One of the most valuable skills in my profession - and perhaps in any profession – is an ability to discern trends early. Just as valuable is the ability to discern the sometimes fine line of distinction between what may be a trend, and what may, in fact, be nothing more than a fad. Most plan sponsors have a functional aversion to the latter, and the vast majority have no real passion for being too early in the adoption of the former. After all, nowhere in the fiduciary directive to do only things that are in the best interests of participants and beneficiaries can there be found an admonition to be first.
Notwithstanding those natural disinclinations, ours is a business in which trends – and fads – constantly emerge. Whether it is simply a function of the incessant "arms race" deemed necessary to cement a provider's position in the market, or a genuine pursuit of excellence, it seems as if there is always some new idea or product coming to market. That’s a good thing for journalists, but plan sponsors, and to some extent advisors, can find it to be somewhat discomfiting. After all, adhering to that other fiduciary admonition – the requirement that services offered to participants and the fees paid for them be “reasonable” - is most certainly a fluid determination as well.
So, how do plan sponsors make that determination? One must be careful in making generalizations about such things, of course. The difference between a fad and a trend is often no more than one of time and acceptance, after all, and each plan sponsor situation is based on hugely independent factors. Still, in my travels (and travails) in working with plan sponsors, I have found that a new idea/product can quickly evolve to become a trend if it:
Solves a problem
Seems the right thing to do
As a corollary, things that cost money, seem complicated to introduce, or that don’t address a current perceived problem will naturally be a harder sell. But even if all the factors listed seem to apply, that new product/idea can be “trumped” by one simple factor – does it mean taking on additional risk for the plan, or the plan sponsor? And, IMHO (and in my experience), if it does, all the other factors don’t really matter.
No wonder things like daily valuation (which, at least on the outside, seemed to be both cheap AND easy), burgeoning fund menus, and, more recently, lifestyle funds seem to become the “norm” almost overnight. Little wonder, too, that things like self-directed brokerage accounts, wireless PDA delivery of participant account information, automatic enrollment, and, yes, even offering advice to participants, are harder sells. It also helps explain why things like offering advice can, over time, be seen in a new light – to wit, that the risks of not offering advice may be greater than doing so.
There is, however, one additional factor that influences plan sponsors in their decisionmaking process, and as odd as it may seem, it is a factor that influences most of us from a very young age. For as surely as plan sponsors are understandably reluctant to be first to embrace a new concept, as human beings we also have a tendency to go with the flow, to follow the crowd. Fads become trends sometimes for no reason other than the rationale offered by teenagers everywhere for occasionally aberrant behavior – because “everybody is doing it.”

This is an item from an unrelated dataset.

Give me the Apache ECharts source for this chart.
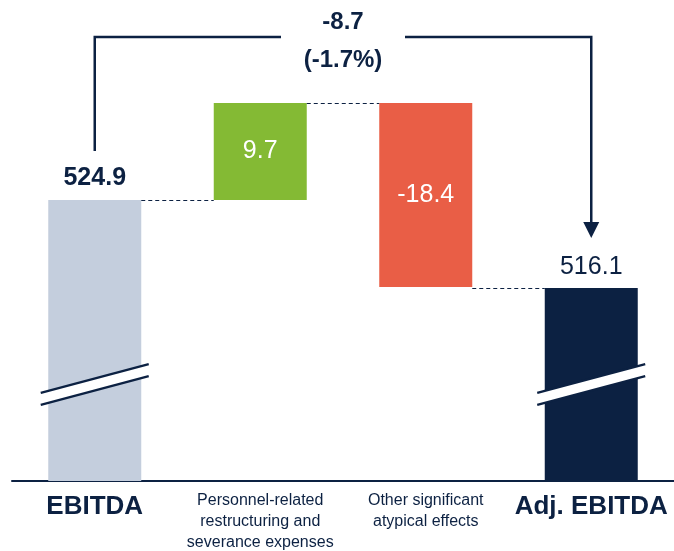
<!DOCTYPE html>
<html>
<head>
<meta charset="utf-8">
<script src="https://cdn.jsdelivr.net/npm/echarts@6/dist/echarts.min.js"></script>
<style>
html,body{margin:0;padding:0;background:#fff;}
#c{width:674px;height:551px;}
</style>
</head>
<body>
<div id="c"></div>
<script>
// ---- data ----
const categories = ['EBITDA', 'Personnel-related\nrestructuring and\nseverance expenses', 'Other significant\natypical effects', 'Adj. EBITDA'];
const startValue = 524.9;
const deltas = [9.7, -18.4];
const endValue = 516.1;
const changeText = '-8.7';
const changePctText = '(-1.7%)';
const startLabel = '524.9';
const deltaLabels = ['9.7', '-18.4'];
const endLabel = '516.1';

// ---- styles ----
const NAVY = '#0C2142';
const GREY = '#C4CEDD';
const GREEN = '#84BA34';
const RED = '#E95E46';
const FONT = '"Liberation Sans", Arial, sans-serif';
const BAR_W = 93;

// waterfall construction
let run = startValue;
const baseData = ['-'];
const visData = [{value: startValue, itemStyle: {color: GREY},
  label: {show: true, position: 'top', distance: 9, formatter: startLabel, color: NAVY, fontWeight: 'bold', fontSize: 25}}];
deltas.forEach((d, i) => {
  const lo = d >= 0 ? run : run + d;
  baseData.push(lo);
  visData.push({value: Math.abs(d), itemStyle: {color: d >= 0 ? GREEN : RED},
    label: {show: true, position: 'inside', formatter: deltaLabels[i], color: '#fff', fontSize: 25}});
  run += d;
});
baseData.push('-');
visData.push({value: endValue, itemStyle: {color: NAVY},
  label: {show: true, position: 'top', distance: 8, formatter: endLabel, color: NAVY, fontSize: 25}});

const chart = echarts.init(document.getElementById('c'), null, {renderer: 'canvas'});
const option = {
  animation: false,
  textStyle: {fontFamily: FONT},
  grid: {left: 12, width: 665, top: 31, bottom: 70},
  xAxis: {
    type: 'category', data: categories,
    axisLine: {show: true, lineStyle: {color: NAVY, width: 2}},
    axisTick: {show: false},
    axisLabel: {
      interval: 0, margin: 9, color: NAVY,
      formatter: (v, i) => (i === 0 || i === categories.length - 1) ? '{big|' + v + '}' : v.split('\n').map(s => '{small|' + s + '}').join('\n'),
      rich: {
        big: {fontSize: 26, fontWeight: 'bold', color: NAVY, lineHeight: 34, fontFamily: FONT},
        small: {fontSize: 16, color: NAVY, lineHeight: 21, fontFamily: FONT}
      }
    }
  },
  yAxis: {type: 'value', min: 496.8, max: 541.8, show: false, splitLine: {show: false}},
  series: [
    {type: 'bar', stack: 'w', data: baseData, barWidth: BAR_W, itemStyle: {color: 'transparent'}, silent: true},
    {type: 'bar', stack: 'w', data: visData, barWidth: BAR_W, label: {fontFamily: FONT}}
  ]
};
chart.setOption(option);

// ---- overlay graphics derived from scales ----
const px = (i, v) => chart.convertToPixel({gridIndex: 0}, [i, v]);
const g = [];
// dashed connectors: from right edge of bar i to left edge of bar i+1
const connLevels = [startValue, startValue + deltas[0], endValue];
for (let i = 0; i < 3; i++) {
  const a = px(i, connLevels[i]);
  const b = px(i + 1, connLevels[i]);
  const y = Math.round(a[1]) + 0.5;
  g.push({type: 'line', z: 10, shape: {x1: a[0] + BAR_W / 2, y1: y, x2: b[0] - BAR_W / 2, y2: y},
    style: {stroke: NAVY, lineWidth: 1, lineDash: [4, 3]}});
}
// break marks
[0, categories.length - 1].forEach(i => {
  const c = px(i, 506.45);
  const hw = 54, slope = -0.266, gap = 12;
  const x1 = c[0] - hw, x2 = c[0] + hw;
  const yU1 = c[1] - hw * slope - gap / 2, yU2 = c[1] + hw * slope - gap / 2;
  const yL1 = yU1 + gap, yL2 = yU2 + gap;
  g.push({type: 'polygon', z: 20, shape: {points: [[x1, yU1], [x2, yU2], [x2, yL2], [x1, yL1]]}, style: {fill: '#fff'}});
  g.push({type: 'line', z: 21, shape: {x1: x1, y1: yU1, x2: x2, y2: yU2}, style: {stroke: NAVY, lineWidth: 2.2}});
  g.push({type: 'line', z: 21, shape: {x1: x1, y1: yL1, x2: x2, y2: yL2}, style: {stroke: NAVY, lineWidth: 2.2}});
});
// bracket
const pL = px(0, startValue);
const pR = px(categories.length - 1, endValue);
const topY = px(0, 541.2)[1];
const midX = (pL[0] + pR[0]) / 2;
const gapHalf = 62;
const leftBottom = pL[1] - 49;
const arrowTip = pR[1] - 50;
g.push({type: 'polyline', z: 10, shape: {points: [[pL[0], leftBottom], [pL[0], topY], [midX - gapHalf, topY]]},
  style: {stroke: NAVY, lineWidth: 2.5, fill: null}});
g.push({type: 'polyline', z: 10, shape: {points: [[midX + gapHalf, topY], [pR[0], topY], [pR[0], arrowTip - 14]]},
  style: {stroke: NAVY, lineWidth: 2.5, fill: null}});
g.push({type: 'polygon', z: 10, shape: {points: [[pR[0] - 8, arrowTip - 16], [pR[0] + 8, arrowTip - 16], [pR[0], arrowTip]]},
  style: {fill: NAVY}});
g.push({type: 'text', z: 10, x: midX, y: topY - 15, style: {text: changeText, fill: NAVY, font: 'bold 24px ' + FONT, textAlign: 'center', textVerticalAlign: 'middle'}});
g.push({type: 'text', z: 10, x: midX, y: topY + 23, style: {text: changePctText, fill: NAVY, font: 'bold 24px ' + FONT, textAlign: 'center', textVerticalAlign: 'middle'}});
chart.setOption({graphic: g});
</script>
</body>
</html>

Plan sponsors rely on advisors not only to keep them abreast of current trends, but to help them cut through the clutter and “spin” of the latest hot product pitches, and to help them fulfill their fiduciary obligations to act in the best interests of participants by providing access to services (and services at fees) that are reasonable for their needs. The best advisors resist the siren call of the crowd, while helping plan sponsors understand both the pros – and cons – of new concepts.
Or, as I’m sure your mother once told you – “So, I suppose if everyone else jumps off a bridge, you're going to?"